I remember reading that in a couple of places that ancient trigonometry, particularly Ancient Greek trigonometry, used the chord as the primitive concept instead of sine and cosine. I can't tell whether the chord or half-chord was treated as primitive in the Indian mathematical tradition.
Here are two couple equivalent definitions of the chord function with an argument anachronistically written in terms of radians, written $k(t)$ . This function also technically assigns negative lengths to chords when the angle $t$ goes around the circle an odd number of complete revolutions.
$$ k(t) = 2\sin\left(\frac{t}{2}\right)$$
$$ k'' = -\frac{k}{4} \;\;\;\text{where}\;\;\; k(0) = 0 \;\;\text{and}\;\; k'(0) = 1 $$
The chord is also the length of the line segment between two points that are $t$ radians apart on the unit circle.

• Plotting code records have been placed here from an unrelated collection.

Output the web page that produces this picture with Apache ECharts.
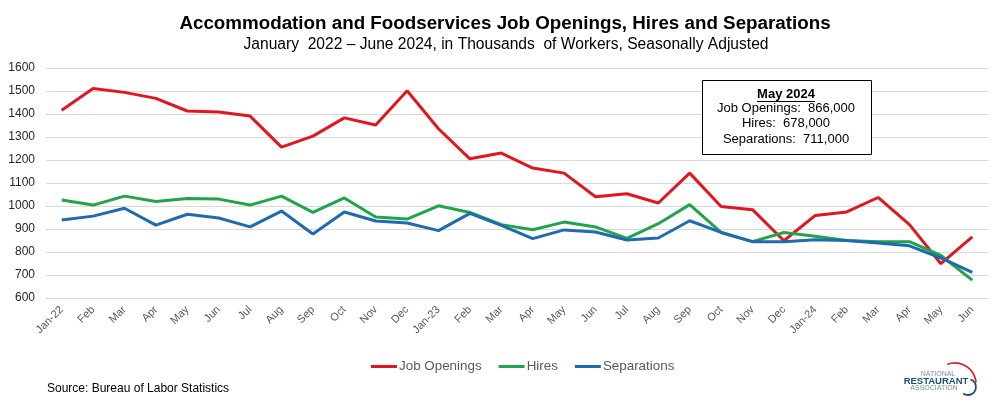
<!DOCTYPE html>
<html><head><meta charset="utf-8">
<script src="https://cdn.jsdelivr.net/npm/echarts@6/dist/echarts.min.js"></script>
<style>html,body{margin:0;padding:0;background:#fff}#c{width:1003px;height:410px}</style>
</head><body><div id="c"></div>
<script>
const categories = ["Jan-22","Feb","Mar","Apr","May","Jun","Jul","Aug","Sep","Oct","Nov","Dec",
  "Jan-23","Feb","Mar","Apr","May","Jun","Jul","Aug","Sep","Oct","Nov","Dec",
  "Jan-24","Feb","Mar","Apr","May","Jun"];
const jobOpenings = [1416,1511,1494,1468,1413,1409,1391,1256,1304,1383,1352,1501,
  1336,1205,1230,1165,1143,1040,1053,1013,1143,998,984,849,
  959,974,1037,919,749,866];
const hires = [1026,1004,1043,1020,1033,1030,1004,1043,972,1035,952,943,
  1001,972,919,897,930,909,859,923,1006,885,845,885,
  868,850,845,845,785,678];
const separations = [939,956,990,917,964,948,909,978,878,974,935,926,
  893,968,916,858,896,887,852,861,936,885,845,845,
  853,850,839,827,774,711];
const yTicks = [600,1600,100];
const boxLines = ["May 2024","Job Openings:  866,000","Hires:  678,000","Separations:  711,000"];

const chart = echarts.init(document.getElementById('c'));
const F = '"Liberation Sans", Arial, sans-serif';
const colors = ['#E2161E','#20A54A','#1E6BB2'];
function mk(name, data, c){
  return {name, type:'line', data, symbol:'none', smooth:false,
    lineStyle:{width:3, color:c}, itemStyle:{color:c}, z: 3};
}
chart.setOption({
  animation:false,
  color: colors,
  title:[{text:'Accommodation and Foodservices Job Openings, Hires and Separations',
      left:500, top:9, textAlign:'center',
      textStyle:{fontFamily:F, fontSize:18.8, fontWeight:'bold', color:'#000'}},
    {text:'January  2022 \u2013 June 2024, in Thousands  of Workers, Seasonally Adjusted',
      left:501, top:32, textAlign:'center',
      textStyle:{fontFamily:F, fontSize:15.6, fontWeight:'normal', color:'#000'}}],
  grid:{left:46, right:15, top:68, bottom:112, containLabel:false},
  legend:{top:355, left:366, itemWidth:26, itemHeight:3, itemGap:17,
    icon:'rect', textStyle:{fontFamily:F, fontSize:13.4, color:'#595959', padding:[0,0,0,-3]},
    data:['Job Openings','Hires','Separations']},
  xAxis:{type:'category', data:categories, boundaryGap:true,
    axisLine:{show:false}, axisTick:{show:false},
    axisLabel:{rotate:45, interval:0, fontFamily:F, fontSize:11, color:'#595959', margin:10}},
  yAxis:{type:'value', min:yTicks[0], max:yTicks[1], interval:yTicks[2],
    axisLine:{show:false}, axisTick:{show:false},
    splitLine:{lineStyle:{color:'#D9D9D9', width:1}},
    axisLabel:{fontFamily:F, fontSize:12, color:'#262626', margin:11, formatter:(v)=>String(v)}},
  series:[mk('Job Openings', jobOpenings, colors[0]), mk('Hires', hires, colors[1]), mk('Separations', separations, colors[2])],
  graphic:[
    {type:'rect', shape:{x:702.5, y:80.5, width:169, height:74}, style:{fill:'#fff', stroke:'#000', lineWidth:1}, z:10},
    {type:'text', x:786, y:94.5, style:{text:boxLines[0], fontFamily:F, fontSize:13, fontWeight:'bold', fill:'#000', textAlign:'center', textVerticalAlign:'middle'}, z:11},
    {type:'line', shape:{x1:757, y1:101.5, x2:815, y2:101.5}, style:{stroke:'#000', lineWidth:1}, z:11},
    {type:'text', x:786, y:108, style:{text:boxLines[1], fontFamily:F, fontSize:13, fill:'#000', textAlign:'center', textVerticalAlign:'middle'}, z:11},
    {type:'text', x:786, y:123.5, style:{text:boxLines[2], fontFamily:F, fontSize:13, fill:'#000', textAlign:'center', textVerticalAlign:'middle'}, z:11},
    {type:'text', x:786, y:139.5, style:{text:boxLines[3], fontFamily:F, fontSize:13, fill:'#000', textAlign:'center', textVerticalAlign:'middle'}, z:11},
    {type:'text', x:47, y:389, style:{text:'Source: Bureau of Labor Statistics', fontFamily:F, fontSize:12, fill:'#000', textVerticalAlign:'middle'}},
    {type:'text', x:938, y:374, style:{text:'NATIONAL', fontFamily:F, fontSize:7, fill:'#7d8fa3', textAlign:'center', textVerticalAlign:'middle'}},
    {type:'text', x:936, y:381, style:{text:'RESTAURANT', fontFamily:F, fontSize:9.5, fontWeight:'bold', fill:'#1d4f7c', textAlign:'center', textVerticalAlign:'middle'}},
    {type:'text', x:934, y:388, style:{text:'ASSOCIATION', fontFamily:F, fontSize:7, fill:'#7d8fa3', textAlign:'center', textVerticalAlign:'middle'}},
    {type:'arc', shape:{cx:955, cy:384, r:21, startAngle:-Math.PI*0.62, endAngle:-Math.PI*0.02}, style:{stroke:'#d9232e', lineWidth:1.8, fill:null}},
    {type:'arc', shape:{cx:968, cy:387, r:8, startAngle:-Math.PI*0.4, endAngle:Math.PI*0.7}, style:{stroke:'#1d4f7c', lineWidth:1.8, fill:null}}
  ]
});
</script></body></html>
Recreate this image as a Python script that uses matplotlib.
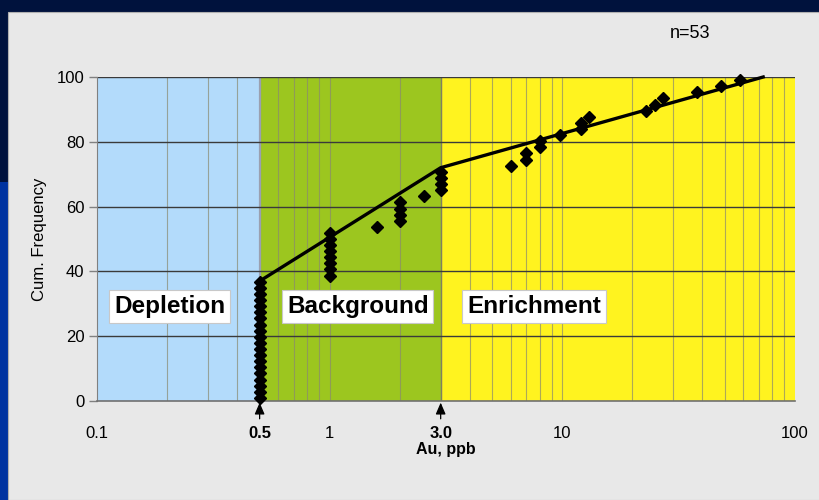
import matplotlib
matplotlib.use("Agg")
import matplotlib.pyplot as plt
from matplotlib.patches import Rectangle
import numpy as np

plt.rcParams['font.family'] = ['Liberation Sans', 'DejaVu Sans']

# ---- data ----
au_ppb = [0.5]*20 + [1.0]*8 + [1.6] + [2.0]*4 + [2.55] + [3.0]*4 + \
         [6.0, 7.0, 7.0, 8.0, 8.0, 9.8, 12.0, 12.0, 13.0, 23.0, 25.0, 27.0, 38.0, 48.0, 58.0]
cum_freq = [0.9, 2.8, 4.7, 6.6, 8.5, 10.4, 12.3, 14.2, 16.0, 17.9,
            19.8, 21.7, 23.6, 25.5, 27.4, 29.2, 31.1, 33.0, 34.9, 36.8,
            38.7, 40.6, 42.5, 44.3, 46.2, 48.1, 50.0, 51.9,
            53.8,
            55.7, 57.5, 59.4, 61.3,
            63.2,
            65.1, 67.0, 68.9, 70.8,
            72.6, 74.5, 76.4, 78.3, 80.2, 82.1, 84.0, 85.8, 87.7,
            89.6, 91.5, 93.4, 95.3, 97.2, 99.1]
fit_x = [0.5, 3.0, 73.0]
fit_y = [37.0, 72.0, 100.0]

zones = [("Depletion", 0.1, 0.5, "#b3dbfb"),
         ("Background", 0.5, 3.0, "#9cc61f"),
         ("Enrichment", 3.0, 100.0, "#fff31f")]
zone_label_x = [0.205, 1.32, 7.55]
zone_label_y = 29.2
y_ticks = [0, 20, 40, 60, 80, 100]
x_ticks = [0.1, 0.5, 1, 3, 10, 100]
x_tick_labels = ["0.1", "0.5", "1", "3.0", "10", "100"]
bold_ticks = ["0.5", "3.0"]
arrow_at = [0.5, 3.0]

W, H = 819, 500
fig = plt.figure(figsize=(W/100, H/100), dpi=100)
fig.patch.set_facecolor("#00123d")
# left blue strip and grey panel
fig.patches.append(Rectangle((0, 0), 8/W, 1 - 182/H, transform=fig.transFigure,
                             facecolor="#0033a0", edgecolor="none", zorder=-5))
fig.patches.append(Rectangle((8/W, 0), 1, 1 - 12/H, transform=fig.transFigure,
                             facecolor="#e8e8e8", edgecolor="#b0b0b0", lw=0.8, zorder=-5))

ax = fig.add_axes([97/W, 1 - 401/H, (795-97)/W, (401-77)/H])
ax.set_zorder(2)
ax.set_xscale("log")
ax.set_xlim(0.1, 100)
ax.set_ylim(0, 100)

for name, x0, x1, col in zones:
    ax.axvspan(x0, x1, color=col, zorder=0, lw=0)

# vertical grid (major + minor decades)
for dec in [0.1, 1, 10]:
    for m in range(1, 10):
        xv = dec * m
        if 0.1 < xv < 100:
            ax.axvline(xv, color="#8a8a70", lw=0.8, alpha=0.7, zorder=1)
ax.axvline(0.5, color="#9aa0b0", lw=1.6, zorder=1)
ax.axvline(3.0, color="#808060", lw=1.0, zorder=1)
for yv in y_ticks[1:]:
    ax.axhline(yv, color="#3a3a3a", lw=1.0, zorder=1.5)

ax.plot(fit_x, fit_y, color="black", lw=2.4, zorder=3, clip_on=False)
ax.plot(au_ppb, cum_freq, ls="none", marker="D", ms=6, color="black", zorder=4, clip_on=False)

for (name, *_), lx in zip(zones, zone_label_x):
    ax.text(lx, zone_label_y, name, fontsize=17.5, fontweight="bold", ha="center", va="center",
            zorder=5, bbox=dict(boxstyle="square,pad=0.2", facecolor="white", edgecolor="#c8c8c8", lw=0.8))

for s in ["top", "right"]:
    ax.spines[s].set_visible(False)
ax.spines["left"].set_color("#808080")
ax.spines["bottom"].set_color("#707070")
ax.spines["bottom"].set_linewidth(1.2)

ax.set_yticks(y_ticks)
ax.set_yticklabels([str(v) for v in y_ticks])
ax.tick_params(axis="y", length=6, width=1, color="#808080", labelsize=12, pad=3)
ax.set_xticks(x_ticks)
ax.set_xticklabels(x_tick_labels)
ax.xaxis.set_minor_locator(matplotlib.ticker.NullLocator())
ax.tick_params(axis="x", length=0, labelsize=12, pad=18)
for lab in ax.get_xticklabels():
    if lab.get_text() in bold_ticks:
        lab.set_fontweight("bold")

for xa in arrow_at:
    ax.annotate("", xy=(xa, -0.5), xytext=(xa, -5.5), xycoords="data",
                arrowprops=dict(arrowstyle="-|>,head_width=0.3,head_length=0.7",
                                color="black", lw=0.9, shrinkA=0, shrinkB=0),
                annotation_clip=False)

ax.set_xlabel("Au, ppb", fontsize=11.5, fontweight="bold")
ax.xaxis.set_label_coords(0.5, -0.128)
ax.set_ylabel("Cum. Frequency", fontsize=12, labelpad=7)
fig.text(690/W, 1 - 33/H, "n=53", fontsize=13, ha="center", va="center")

fig.savefig("out.png", dpi=100, facecolor=fig.get_facecolor())
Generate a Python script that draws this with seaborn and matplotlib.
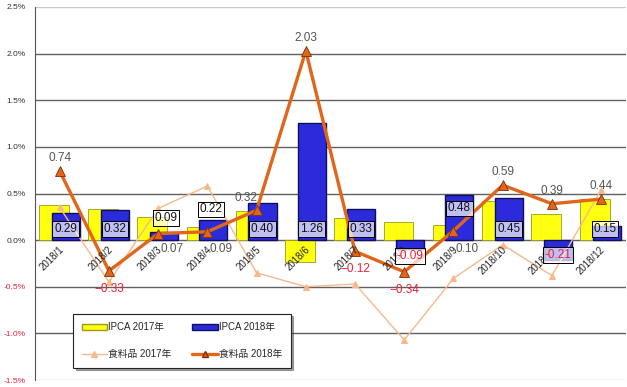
import numpy as np
import matplotlib
matplotlib.use('Agg')
import matplotlib.pyplot as plt
import seaborn as sns
from matplotlib.patches import Patch
from matplotlib.lines import Line2D

months = ['2018/1', '2018/2', '2018/3', '2018/4', '2018/5', '2018/6',
          '2018/7', '2018/8', '2018/9', '2018/10', '2018/11', '2018/12']
ipca_2017 = [0.38, 0.33, 0.25, 0.14, 0.31, -0.23, 0.24, 0.19, 0.16, 0.42, 0.28, 0.44]
ipca_2018 = [0.29, 0.32, 0.09, 0.22, 0.40, 1.26, 0.33, -0.09, 0.48, 0.45, -0.21, 0.15]
food_2017 = [0.35, -0.45, 0.34, 0.58, -0.35, -0.50, -0.47, -1.07, -0.41, -0.05, -0.38, 0.54]
food_2018 = [0.74, -0.33, 0.07, 0.09, 0.32, 2.03, -0.12, -0.34, 0.10, 0.59, 0.39, 0.44]
legend_labels = ['IPCA 2017年', 'IPCA 2018年', '食料品 2017年', '食料品 2018年']

sns.set_style('white')
plt.rcParams['font.family'] = ['Liberation Sans', 'Noto Sans CJK JP']

YELLOW = '#ffff10'
BLUE = '#2b2bdc'
ORANGE = '#e2661a'
PEACH = '#f6b98c'
RED = '#e8203a'

fig = plt.figure(figsize=(6.27, 3.87), dpi=100)
ax = fig.add_axes([0.056, 0.018, 0.942, 0.964])

pos = np.arange(len(months))

sns.barplot(x=pos - 0.12, y=ipca_2017, native_scale=True, orient='x', width=0.6,
            color=YELLOW, edgecolor='#9a9a20', linewidth=0.6, saturation=1, ax=ax, zorder=2)
sns.barplot(x=pos + 0.12, y=ipca_2018, native_scale=True, orient='x', width=0.57,
            color=BLUE, edgecolor='#10105a', linewidth=1.0, saturation=1, ax=ax, zorder=3)

sns.lineplot(x=pos, y=food_2017, color=PEACH, linewidth=1.0, marker='^', markersize=5,
             markeredgecolor=PEACH, ax=ax, zorder=4)
sns.lineplot(x=pos, y=food_2018, color=ORANGE, linewidth=2.4, marker='^', markersize=7,
             markeredgecolor='#7a3008', markeredgewidth=0.6, ax=ax, zorder=5)

ax.set_xlim(-0.5, 11.5)
ax.set_ylim(-1.5, 2.5)
yt = np.arange(-1.5, 2.51, 0.5)
ax.set_yticks(yt)
ax.set_yticklabels([f'{v:.1f}%' for v in yt], fontsize=6)
for lab, v in zip(ax.get_yticklabels(), yt):
    lab.set_color(RED if v < 0 else '#333333')
ax.tick_params(axis='y', length=0, pad=7)
ax.set_xticks([])
ax.set_xlabel('')

for v in yt[1:-1]:
    ax.axhline(v, color='#606060', linewidth=1.0, zorder=1)
ax.axhline(-1.5, color='#c8c8c8', linewidth=1.0, zorder=1)
for s in ['top', 'right', 'bottom']:
    ax.spines[s].set_visible(False)
ax.axhline(2.5, color='#c8c8c8', linewidth=1.0, zorder=1)
ax.spines['left'].set_color('#555555')

# month labels along the zero line
for i, m in enumerate(months):
    ax.text(i - 0.02, -0.05, m, rotation=45, rotation_mode='anchor', ha='right', va='top',
            fontsize=7, color='#222222', zorder=6)

# IPCA 2018 boxed labels
box_y = {2: 0.24, 3: 0.33, 7: -0.17, 8: 0.34, 10: -0.16}
box_dx = {2: 0.16, 3: 0.07, 11: 0.08}
for i, v in enumerate(ipca_2018):
    ax.text(i + box_dx.get(i, 0.12), box_y.get(i, 0.12), f'{v:.2f}', ha='center', va='center',
            fontsize=8.5, color=RED if v < 0 else '#111111', zorder=7,
            bbox=dict(boxstyle='square,pad=0.15', facecolor=(1, 1, 1, 0.7), edgecolor='black', linewidth=0.7))

# food 2018 labels
for i, v in enumerate(food_2018):
    txt = f'{v:.2f}'.replace('-', '−')
    if v < 0:
        ax.text(i, v - 0.19, txt, ha='center', va='center', fontsize=8.5, color=RED, zorder=7)
    elif v < 0.2:
        ax.text(i + 0.05, -0.1, txt, ha='left', va='center', fontsize=8.5, color='#555555', zorder=7)
    elif i == 4:
        ax.text(i - 0.22, v + 0.13, txt, ha='center', va='center', fontsize=8.5, color='#555555', zorder=7)
    else:
        ax.text(i, v + 0.14, txt, ha='center', va='center', fontsize=8.5, color='#555555', zorder=7)

h_ipca17 = Patch(facecolor=YELLOW, edgecolor='#9a9a20')
h_ipca18 = Patch(facecolor=BLUE, edgecolor='#10105a')
h_food17 = Line2D([], [], color=PEACH, linewidth=1.0, marker='^', markersize=4)
h_food18 = Line2D([], [], color=ORANGE, linewidth=2.4, marker='^', markersize=5,
                  markeredgecolor='#7a3008')
# ncol=2 fills column by column
leg = ax.legend([h_ipca17, h_food17, h_ipca18, h_food18],
                [legend_labels[0], legend_labels[2], legend_labels[1], legend_labels[3]],
                ncol=2, loc='lower left',
                bbox_to_anchor=(0.056, 0.02, 0.385, 0.16), mode='expand',
                fontsize=7, frameon=True, fancybox=False, shadow=True,
                labelspacing=1.7, handlelength=2.6, handletextpad=0.1, borderpad=0.9,
                columnspacing=1.0)
leg.get_frame().set_edgecolor('#222222')
leg.get_frame().set_linewidth(0.8)
leg.set_zorder(8)

fig.savefig('out.png', dpi=100)
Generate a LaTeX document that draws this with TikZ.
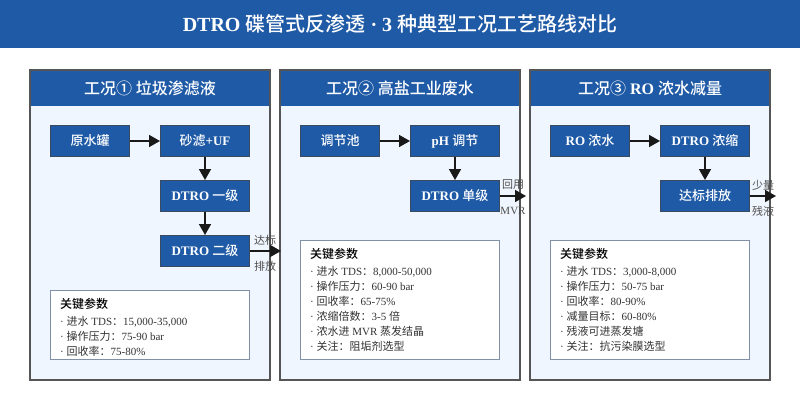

If you are primarily working with circles and don't have a notion of Cartesian coordinates, then it makes sense that chord would be the primitive trigonometric function. It seems to me that chord is easier to explain than sine if you're accustomed to thinking of geometric drawings up to a rigid motion.
So my question is:
- Which mathematical traditions used the chord as one of their primitive trigonometric functions?
- When did those traditions, or derivatives thereof, move away from using the chord function? Did this shift correspond to a key discovery?